TO BE DONE - Restate the whole listing word for word. Pictures are left out.

[START OF DATASET EXCERPT]

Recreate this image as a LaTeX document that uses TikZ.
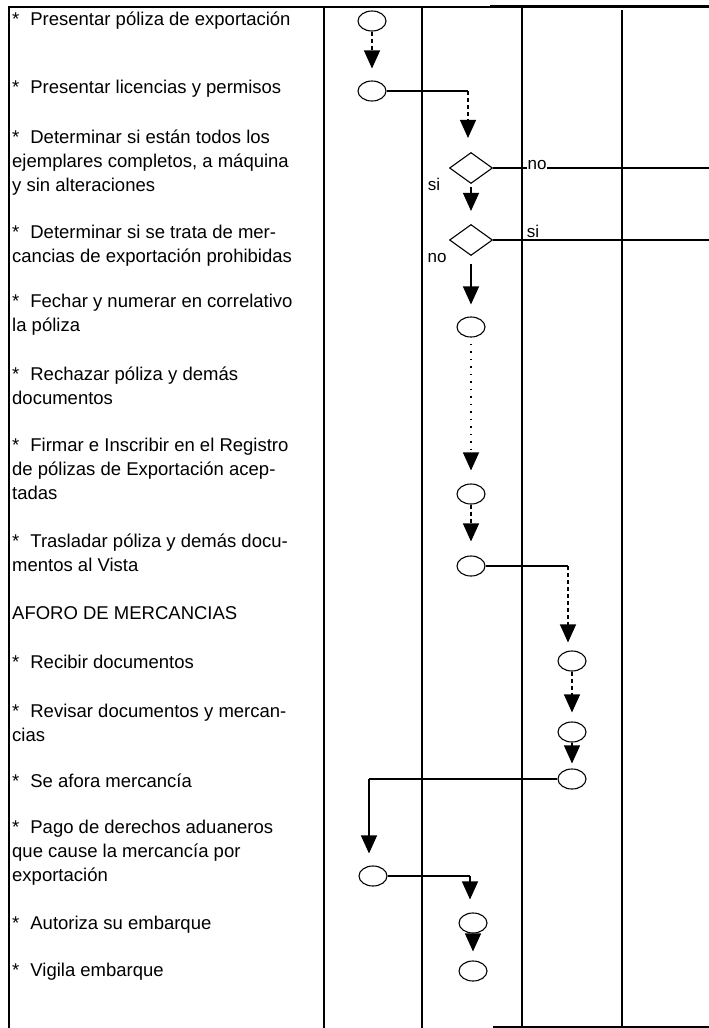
\documentclass[tikz,border=0pt]{standalone}
\usepackage{fontspec}
\setmainfont{Liberation Sans}
\usetikzlibrary{shapes.geometric,arrows.meta}
\begin{document}
\begin{tikzpicture}[x=1pt,y=-1pt,
  every node/.style={font=\fontsize{18.5}{24}\selectfont},
  txt/.style={anchor=base west, align=left, inner sep=0pt},
  ev/.style={ellipse, draw, line width=1.1pt, minimum width=28pt, minimum height=20pt, inner sep=0pt},
  dec/.style={diamond, draw, line width=1.1pt, minimum width=43pt, minimum height=31pt, inner sep=0pt},
  gridline/.style={line width=2pt},
  thingrid/.style={line width=1.6pt},
  tip/.style={-{Triangle[width=16pt,length=18pt]}, line width=1.2pt},
  plain/.style={line width=1.2pt},
  dsh/.style={dash pattern=on 4pt off 3pt},
  dts/.style={dash pattern=on 1.5pt off 6pt},
  lbl/.style={font=\fontsize{17}{20}\selectfont, inner sep=1pt}
]
\useasboundingbox (0,0) rectangle (709,1028);
% frame and columns
\draw[line width=2.5pt] (8,7) -- (709,7);
\draw[line width=3.5pt] (490,6.5) -- (709,6.5);
\draw[gridline] (9,6) -- (9,1028);
\draw[gridline] (324,6) -- (324,1028);
\draw[thingrid] (422,6) -- (422,1028);
\draw[gridline] (522,6) -- (522,1028);
\draw[gridline] (622,10) -- (622,1028);
\draw[gridline] (493,1027) -- (709,1027);

% texts (base = baseline of the last line)
\node[txt] (t1) at (12,25.5) {*\hspace{11pt}Presentar póliza de exportación};
\node[txt] (t2) at (12,93.5) {*\hspace{11pt}Presentar licencias y permisos};
\node[txt] (t3) at (12,191.5) {*\hspace{11pt}Determinar si están todos los\\ejemplares completos, a máquina\\y sin alteraciones};
\node[txt] (t4) at (12,262.5) {*\hspace{11pt}Determinar si se trata de mer-\\cancias de exportación prohibidas};
\node[txt] (t5) at (12,331.5) {*\hspace{11pt}Fechar y numerar en correlativo\\la póliza};
\node[txt] (t6) at (12,404.5) {*\hspace{11pt}Rechazar póliza y demás\\documentos};
\node[txt] (t7) at (12,499.5) {*\hspace{11pt}Firmar e Inscribir en el Registro\\de pólizas de Exportación acep-\\tadas};
\node[txt] (t8) at (12,571.5) {*\hspace{11pt}Trasladar póliza y demás docu-\\mentos al Vista};
\node[txt] (t9) at (12,619.5) {AFORO DE MERCANCIAS};
\node[txt] (t10) at (12,668.5) {*\hspace{11pt}Recibir documentos};
\node[txt] (t11) at (12,741.5) {*\hspace{11pt}Revisar documentos y mercan-\\cias};
\node[txt] (t12) at (12,787.5) {*\hspace{11pt}Se afora mercancía};
\node[txt] (t13) at (12,881.5) {*\hspace{11pt}Pago de derechos aduaneros\\que cause la mercancía por\\exportación};
\node[txt] (t14) at (12,929.5) {*\hspace{11pt}Autoriza su embarque};
\node[txt] (t15) at (12,976.5) {*\hspace{11pt}Vigila embarque};

% flow symbols
\node[ev] (e1) at (372,21) {};
\node[ev] (e2) at (372,91) {};
\node[dec] (d1) at (471,168) {};
\node[dec] (d2) at (471,240) {};
\node[ev] (e3) at (471,327) {};
\node[ev] (e4) at (471,494) {};
\node[ev] (e5) at (471,566) {};
\node[ev] (e6) at (572,661) {};
\node[ev] (e7) at (572,732) {};
\node[ev] (e8) at (572,779) {};
\node[ev] (e9) at (373,876) {};
\node[ev] (e10) at (473,923) {};
\node[ev] (e11) at (473,971) {};

\coordinate (b1) at (468,91);
\coordinate (b2) at (568,566);
\coordinate (b3) at (369,779);
\coordinate (b4) at (470,876);
\coordinate (r1) at (709,168);
\coordinate (r2) at (709,240);

% connectors
\draw[tip, dsh, shorten >=12pt] (e1) -- (e2);
\draw[plain] (e2.east) -- (b1);
\draw[tip, dsh, shorten >=14pt] (b1) -- (b1 |- d1.north);
\draw[plain] (d1.east) -- (r1);
\node[lbl, fill=white, anchor=base] (no1) at (537,169) {no};
\draw[tip, shorten <=3pt, shorten >=13pt] (d1) -- (d2);
\node[lbl, anchor=base] (si1) at (434,190) {si};
\draw[plain] (d2.east) -- (r2);
\node[lbl, anchor=base] (si2) at (533,237) {si};
\node[lbl, anchor=base] (no2) at (437,262) {no};
\draw[tip, shorten <=8pt, shorten >=12pt] (d2) -- (e3);
\draw[tip, dts, shorten <=6pt, shorten >=13pt] (e3) -- (e4);
\draw[tip, dsh, shorten >=14pt] (e4) -- (e5);
\draw[plain] (e5.east) -- (b2);
\draw[tip, dsh, shorten >=8pt] (b2) -- (b2 |- e6.north);
\draw[tip, dsh, shorten >=9pt] (e6) -- (e7);
\draw[tip, shorten >=5pt] (e7) -- (e8);
\draw[plain] (e8.west) -- (b3);
\draw[tip, shorten >=12pt] (b3) -- (b3 |- e9.north);
\draw[plain] (e9.east) -- (b4);
\draw[tip, shorten >=13pt] (b4) -- (b4 |- e10.north);
\draw[tip, shorten >=9pt] (e10) -- (e11);
\end{tikzpicture}
\end{document}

[END OF DATASET EXCERPT]

WRITTEN RESPONSE -
Recreate this image as a LaTeX document that uses TikZ.
\documentclass[tikz,border=0pt]{standalone}
\usepackage{fontspec}
\setmainfont{Liberation Sans}
\usetikzlibrary{shapes.geometric,arrows.meta}
\begin{document}
\begin{tikzpicture}[x=1pt,y=-1pt,
  every node/.style={font=\fontsize{18.5}{24}\selectfont},
  txt/.style={anchor=base west, align=left, inner sep=0pt},
  ev/.style={ellipse, draw, line width=1.1pt, minimum width=28pt, minimum height=20pt, inner sep=0pt},
  dec/.style={diamond, draw, line width=1.1pt, minimum width=43pt, minimum height=31pt, inner sep=0pt},
  gridline/.style={line width=2pt},
  thingrid/.style={line width=1.6pt},
  tip/.style={-{Triangle[width=16pt,length=18pt]}, line width=1.2pt},
  plain/.style={line width=1.2pt},
  dsh/.style={dash pattern=on 4pt off 3pt},
  dts/.style={dash pattern=on 1.5pt off 6pt},
  lbl/.style={font=\fontsize{17}{20}\selectfont, inner sep=1pt}
]
\useasboundingbox (0,0) rectangle (709,1028);
% frame and columns
\draw[line width=2.5pt] (8,7) -- (709,7);
\draw[line width=3.5pt] (490,6.5) -- (709,6.5);
\draw[gridline] (9,6) -- (9,1028);
\draw[gridline] (324,6) -- (324,1028);
\draw[thingrid] (422,6) -- (422,1028);
\draw[gridline] (522,6) -- (522,1028);
\draw[gridline] (622,10) -- (622,1028);
\draw[gridline] (493,1027) -- (709,1027);

% texts (base = baseline of the last line)
\node[txt] (t1) at (12,25.5) {*\hspace{11pt}Presentar póliza de exportación};
\node[txt] (t2) at (12,93.5) {*\hspace{11pt}Presentar licencias y permisos};
\node[txt] (t3) at (12,191.5) {*\hspace{11pt}Determinar si están todos los\\ejemplares completos, a máquina\\y sin alteraciones};
\node[txt] (t4) at (12,262.5) {*\hspace{11pt}Determinar si se trata de mer-\\cancias de exportación prohibidas};
\node[txt] (t5) at (12,331.5) {*\hspace{11pt}Fechar y numerar en correlativo\\la póliza};
\node[txt] (t6) at (12,404.5) {*\hspace{11pt}Rechazar póliza y demás\\documentos};
\node[txt] (t7) at (12,499.5) {*\hspace{11pt}Firmar e Inscribir en el Registro\\de pólizas de Exportación acep-\\tadas};
\node[txt] (t8) at (12,571.5) {*\hspace{11pt}Trasladar póliza y demás docu-\\mentos al Vista};
\node[txt] (t9) at (12,619.5) {AFORO DE MERCANCIAS};
\node[txt] (t10) at (12,668.5) {*\hspace{11pt}Recibir documentos};
\node[txt] (t11) at (12,741.5) {*\hspace{11pt}Revisar documentos y mercan-\\cias};
\node[txt] (t12) at (12,787.5) {*\hspace{11pt}Se afora mercancía};
\node[txt] (t13) at (12,881.5) {*\hspace{11pt}Pago de derechos aduaneros\\que cause la mercancía por\\exportación};
\node[txt] (t14) at (12,929.5) {*\hspace{11pt}Autoriza su embarque};
\node[txt] (t15) at (12,976.5) {*\hspace{11pt}Vigila embarque};

% flow symbols
\node[ev] (e1) at (372,21) {};
\node[ev] (e2) at (372,91) {};
\node[dec] (d1) at (471,168) {};
\node[dec] (d2) at (471,240) {};
\node[ev] (e3) at (471,327) {};
\node[ev] (e4) at (471,494) {};
\node[ev] (e5) at (471,566) {};
\node[ev] (e6) at (572,661) {};
\node[ev] (e7) at (572,732) {};
\node[ev] (e8) at (572,779) {};
\node[ev] (e9) at (373,876) {};
\node[ev] (e10) at (473,923) {};
\node[ev] (e11) at (473,971) {};

\coordinate (b1) at (468,91);
\coordinate (b2) at (568,566);
\coordinate (b3) at (369,779);
\coordinate (b4) at (470,876);
\coordinate (r1) at (709,168);
\coordinate (r2) at (709,240);

% connectors
\draw[tip, dsh, shorten >=12pt] (e1) -- (e2);
\draw[plain] (e2.east) -- (b1);
\draw[tip, dsh, shorten >=14pt] (b1) -- (b1 |- d1.north);
\draw[plain] (d1.east) -- (r1);
\node[lbl, fill=white, anchor=base] (no1) at (537,169) {no};
\draw[tip, shorten <=3pt, shorten >=13pt] (d1) -- (d2);
\node[lbl, anchor=base] (si1) at (434,190) {si};
\draw[plain] (d2.east) -- (r2);
\node[lbl, anchor=base] (si2) at (533,237) {si};
\node[lbl, anchor=base] (no2) at (437,262) {no};
\draw[tip, shorten <=8pt, shorten >=12pt] (d2) -- (e3);
\draw[tip, dts, shorten <=6pt, shorten >=13pt] (e3) -- (e4);
\draw[tip, dsh, shorten >=14pt] (e4) -- (e5);
\draw[plain] (e5.east) -- (b2);
\draw[tip, dsh, shorten >=8pt] (b2) -- (b2 |- e6.north);
\draw[tip, dsh, shorten >=9pt] (e6) -- (e7);
\draw[tip, shorten >=5pt] (e7) -- (e8);
\draw[plain] (e8.west) -- (b3);
\draw[tip, shorten >=12pt] (b3) -- (b3 |- e9.north);
\draw[plain] (e9.east) -- (b4);
\draw[tip, shorten >=13pt] (b4) -- (b4 |- e10.north);
\draw[tip, shorten >=9pt] (e10) -- (e11);
\end{tikzpicture}
\end{document}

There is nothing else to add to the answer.